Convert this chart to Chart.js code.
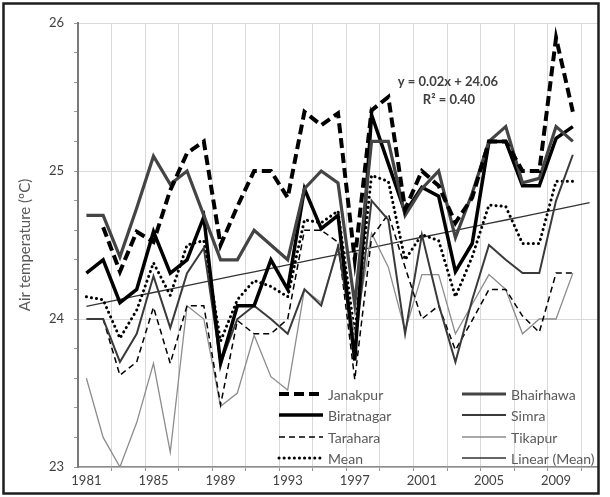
<!DOCTYPE html>
<html>
<head>
<meta charset="utf-8">
<script src="https://cdn.jsdelivr.net/npm/chart.js@4.4.1/dist/chart.umd.min.js"></script>
<style>
  html, body { margin: 0; padding: 0; background: #fff; }
  #wrap { width: 610px; height: 497px; position: relative; }
</style>
</head>
<body>
<div id="wrap"><canvas id="myChart"></canvas></div>
<script>
// categories (2011 only carries the trend line forecast)
const years = ['1981','1982','1983','1984','1985','1986','1987','1988','1989','1990',
  '1991','1992','1993','1994','1995','1996','1997','1998','1999','2000',
  '2001','2002','2003','2004','2005','2006','2007','2008','2009','2010','2011'];

const janakpur   = [null, 24.62, 24.32, 24.59, 24.52, 24.87, 25.12, 25.2, 24.5, 24.76, 25.0, 25.0, 24.82, 25.4, 25.31, 25.39, 24.4, 25.41, 25.5, 24.74, 25.0, 24.9, 24.65, 24.82, 25.2, 25.2, 25.0, 25.0, 25.9, 25.4];
const bhairhawa  = [24.7, 24.7, 24.42, 24.75, 25.1, 24.91, 25.0, 24.7, 24.4, 24.4, 24.6, 24.5, 24.4, 24.88, 25.0, 24.92, 24.1, 25.2, 25.2, 24.7, 24.88, 25.0, 24.55, 24.85, 25.2, 25.3, 24.92, 24.95, 25.3, 25.2];
const biratnagar = [24.31, 24.4, 24.11, 24.2, 24.59, 24.31, 24.4, 24.69, 23.7, 24.09, 24.09, 24.4, 24.2, 24.88, 24.61, 24.7, 23.72, 25.38, 25.05, 24.72, 24.89, 24.83, 24.32, 24.51, 25.2, 25.2, 24.9, 24.9, 25.22, 25.3];
const simra      = [24.0, 24.0, 23.71, 23.9, 24.29, 23.94, 24.31, 24.48, 23.7, 24.0, 24.09, 24.0, 23.9, 24.2, 24.09, 24.49, 23.8, 24.8, 24.67, 23.9, 24.57, 24.1, 23.71, 24.13, 24.5, 24.4, 24.31, 24.31, 24.8, 25.11];
const tarahara   = [null, 24.0, 23.62, 23.71, 24.08, 23.7, 24.09, 24.09, 23.42, 23.99, 23.9, 23.9, 24.0, 24.6, 24.6, 24.52, 23.59, 24.55, 24.71, 24.35, 24.0, 24.09, 23.79, 23.99, 24.2, 24.2, 24.02, 23.91, 24.31, 24.31];
const tikapur    = [23.6, 23.2, 23.0, 23.3, 23.7, 23.1, 24.09, 24.0, 23.41, 23.5, 23.89, 23.61, 23.52, 24.2, 24.11, 24.47, 23.9, 24.58, 24.35, 23.92, 24.3, 24.3, 23.9, 24.1, 24.3, 24.2, 23.9, 24.0, 24.0, 24.31];
const meanTemp   = [24.15, 24.13, 23.87, 24.06, 24.38, 24.16, 24.5, 24.53, 23.85, 24.13, 24.26, 24.22, 24.15, 24.67, 24.65, 24.73, 23.9, 24.97, 24.93, 24.4, 24.57, 24.53, 24.15, 24.42, 24.77, 24.76, 24.51, 24.51, 24.93, 24.93];

const yTickLabels = [23, 24, 25, 26];
const eqText = ['y = 0.02x + 24.06', 'R² = 0.40'];

// least squares trend of the mean (x = 1, 2, ...), carried one year forward
function linearTrend(vals, len) {
  const n = vals.length;
  let sx = 0, sy = 0, sxx = 0, sxy = 0;
  vals.forEach((v, i) => { const x = i + 1; sx += x; sy += v; sxx += x * x; sxy += x * v; });
  const b = (n * sxy - sx * sy) / (n * sxx - sx * sx);
  const a = (sy - b * sx) / n;
  const out = [];
  for (let i = 0; i < len; i++) out.push(a + b * (i + 1));
  return out;
}
const trend = linearTrend(meanTemp, years.length);

const FONT = 'Lato, "Open Sans", sans-serif';

const legendPlugin = {
  id: 'boxLegend',
  afterDraw(chart) {
    const c = chart.ctx;
    const items = [
      [0, 279, 394], [2, 279, 415], [4, 279, 437], [6, 279, 458],
      [1, 462, 394], [3, 462, 415], [5, 462, 437], [7, 462, 458]
    ];
    c.save();
    items.forEach(([i, x, y]) => {
      const ds = chart.data.datasets[i];
      c.beginPath();
      c.strokeStyle = ds.borderColor;
      c.lineWidth = ds.borderWidth;
      c.lineCap = ds.borderCapStyle || 'butt';
      c.setLineDash(ds.borderDash || []);
      c.moveTo(x, y);
      c.lineTo(x + 44, y);
      c.stroke();
      c.setLineDash([]);
      c.fillStyle = '#595959';
      c.font = '14px ' + FONT;
      c.textBaseline = 'middle';
      c.textAlign = 'left';
      c.fillText(ds.label, x + 49, y + 1);
    });
    // trend equation
    c.fillStyle = '#404040';
    c.font = 'bold 13px ' + FONT;
    c.textAlign = 'center';
    c.fillText(eqText[0], 448, 82);
    c.fillText(eqText[1], 449, 100);
    // outer frame
    c.strokeStyle = '#1e1e1e';
    c.lineWidth = 2.5;
    c.strokeRect(3.5, 3.5, 595, 490);
    c.restore();
  }
};

const ctx = document.getElementById('myChart');

new Chart(ctx, {
  type: 'line',
  data: {
    labels: years,
    datasets: [
      { label: 'Janakpur', data: janakpur, borderColor: '#000', borderWidth: 4, borderDash: [10, 5] },
      { label: 'Bhairhawa', data: bhairhawa, borderColor: '#444', borderWidth: 3.2 },
      { label: 'Biratnagar', data: biratnagar, borderColor: '#000', borderWidth: 3.5 },
      { label: 'Simra', data: simra, borderColor: '#3a3a3a', borderWidth: 2 },
      { label: 'Tarahara', data: tarahara, borderColor: '#000', borderWidth: 1.5, borderDash: [6, 4] },
      { label: 'Tikapur', data: tikapur, borderColor: '#8c8c8c', borderWidth: 1.3 },
      { label: 'Mean', data: meanTemp, borderColor: '#000', borderWidth: 3, borderDash: [0.1, 5], borderCapStyle: 'round' },
      { label: 'Linear (Mean)', data: trend, borderColor: '#333', borderWidth: 1.3 }
    ]
  },
  options: {
    responsive: true,
    maintainAspectRatio: false,
    animation: false,
    layout: { padding: { left: 6, right: 12, top: 23, bottom: 6 } },
    elements: {
      point: { radius: 0 },
      line: { tension: 0, fill: false }
    },
    scales: {
      x: {
        type: 'category',
        offset: true,
        afterFit: s => { s.height = 24; },
        grid: {
          offset: true,
          color: c => (c.index > 0 && c.index % 2 === 0) ? '#d9d9d9' : 'rgba(0,0,0,0)',
          tickColor: c => (c.index > 0 && c.index % 2 === 0) ? '#999' : 'rgba(0,0,0,0)',
          tickLength: 4
        },
        border: { color: '#8c8c8c', width: 1.5 },
        ticks: {
          autoSkip: false,
          maxRotation: 0,
          padding: 2,
          color: '#404040',
          font: { family: FONT, size: 13 },
          callback: (v, i) => (i % 4 === 0 && i <= 28) ? years[i] : ''
        }
      },
      y: {
        min: 23,
        max: 26,
        afterFit: s => { s.width = 72; },
        grid: {
          color: c => yTickLabels.some(t => Math.abs(t - c.tick.value) < 1e-6) ? '#d9d9d9' : 'rgba(0,0,0,0)',
          tickColor: '#999',
          tickLength: 4
        },
        border: { color: '#7a7a7a', width: 2 },
        ticks: {
          stepSize: 0.2,
          autoSkip: false,
          padding: 10,
          color: '#404040',
          font: { family: FONT, size: 13 },
          callback: v => {
            const t = yTickLabels.find(t => Math.abs(t - v) < 1e-6);
            return t === undefined ? '' : String(t);
          }
        },
        title: {
          display: true,
          text: 'Air temperature (ºC)',
          color: '#595959',
          font: { family: FONT, size: 15 },
          padding: { top: 10, bottom: 4 }
        }
      }
    },
    plugins: {
      legend: { display: false },
      tooltip: { enabled: false }
    }
  },
  plugins: [legendPlugin]
});
</script>
</body>
</html>
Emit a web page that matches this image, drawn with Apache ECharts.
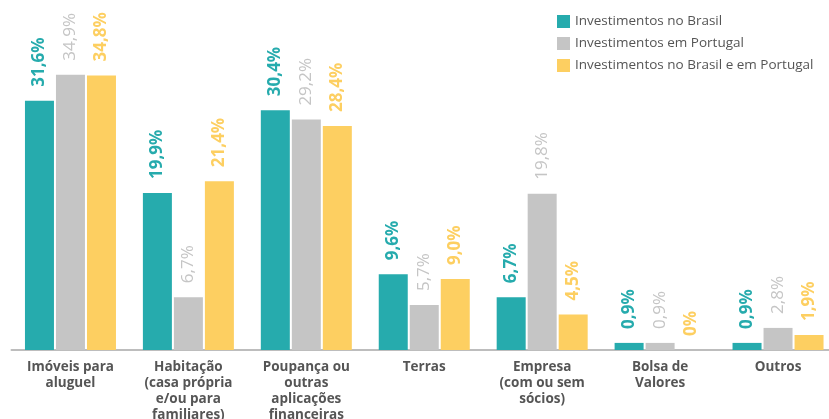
<!DOCTYPE html>
<html>
<head>
<meta charset="utf-8">
<script src="https://cdn.jsdelivr.net/npm/echarts@6/dist/echarts.min.js"></script>
<style>
html,body{margin:0;padding:0;background:#fff;}
#chart{width:829px;height:419px;}
</style>
</head>
<body>
<div id="chart"></div>
<script>
const categories = [
  'Imóveis para\naluguel',
  'Habitação\n(casa própria\ne/ou para\nfamiliares)',
  'Poupança ou\noutras\naplicações\nfinanceiras',
  'Terras',
  'Empresa\n(com ou sem\nsócios)',
  'Bolsa de\nValores',
  'Outros'
];
const seriesNames = [
  'Investimentos no Brasil',
  'Investimentos em Portugal',
  'Investimentos no Brasil e em Portugal'
];
const brasil = [31.6, 19.9, 30.4, 9.6, 6.7, 0.9, 0.9];
const portugal = [34.9, 6.7, 29.2, 5.7, 19.8, 0.9, 2.8];
const ambos = [34.8, 21.4, 28.4, 9.0, 4.5, 0, 1.9];

const colors = ['#26abad', '#c5c5c5', '#fdcf61'];
const weights = ['bold', 'normal', 'bold'];
const FONT = '"Open Sans", sans-serif';

function fmt(v) {
  return (v === 0 ? '0' : v.toFixed(1).replace('.', ',')) + '%';
}

function makeSeries(name, data, i) {
  return {
    name: name,
    type: 'bar',
    data: data,
    barWidth: 29,
    barGap: '6.9%',
    itemStyle: { color: colors[i] },
    label: {
      show: true,
      position: 'top',
      rotate: 90,
      align: 'left',
      verticalAlign: 'middle',
      distance: 14,
      color: colors[i],
      fontFamily: FONT,
      fontSize: 17,
      fontWeight: weights[i],
      formatter: p => fmt(p.value)
    }
  };
}

const chart = echarts.init(document.getElementById('chart'));
chart.setOption({
  animation: false,
  legend: {
    orient: 'vertical',
    left: 557,
    top: 14.5,
    padding: 0,
    itemWidth: 13,
    itemHeight: 13,
    itemGap: 8,
    icon: 'rect',
    textStyle: { color: '#555', fontSize: 13.5, fontFamily: FONT },
    data: seriesNames
  },
  grid: { left: 11.5, top: 34.4, width: 825.5, bottom: 69, outerBoundsMode: 'none', containLabel: false },
  xAxis: {
    type: 'category',
    data: categories,
    axisLine: { lineStyle: { color: '#bdbdbd', width: 2 } },
    axisTick: { show: false },
    axisLabel: {
      color: '#555',
      fontSize: 13.5,
      fontWeight: 'bold',
      fontFamily: FONT,
      lineHeight: 16,
      margin: 9,
      interval: 0
    }
  },
  yAxis: {
    type: 'value',
    min: 0,
    max: 40,
    show: false,
    splitLine: { show: false }
  },
  series: [
    makeSeries(seriesNames[0], brasil, 0),
    makeSeries(seriesNames[1], portugal, 1),
    makeSeries(seriesNames[2], ambos, 2)
  ]
});
</script>
</body>
</html>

■ What you should do ■
Where a line in the material above holds "this", copy that line.

■ Written solution ■
Convert this chart to Chart.js code.
Emit a web page that matches this image, drawn with Apache ECharts.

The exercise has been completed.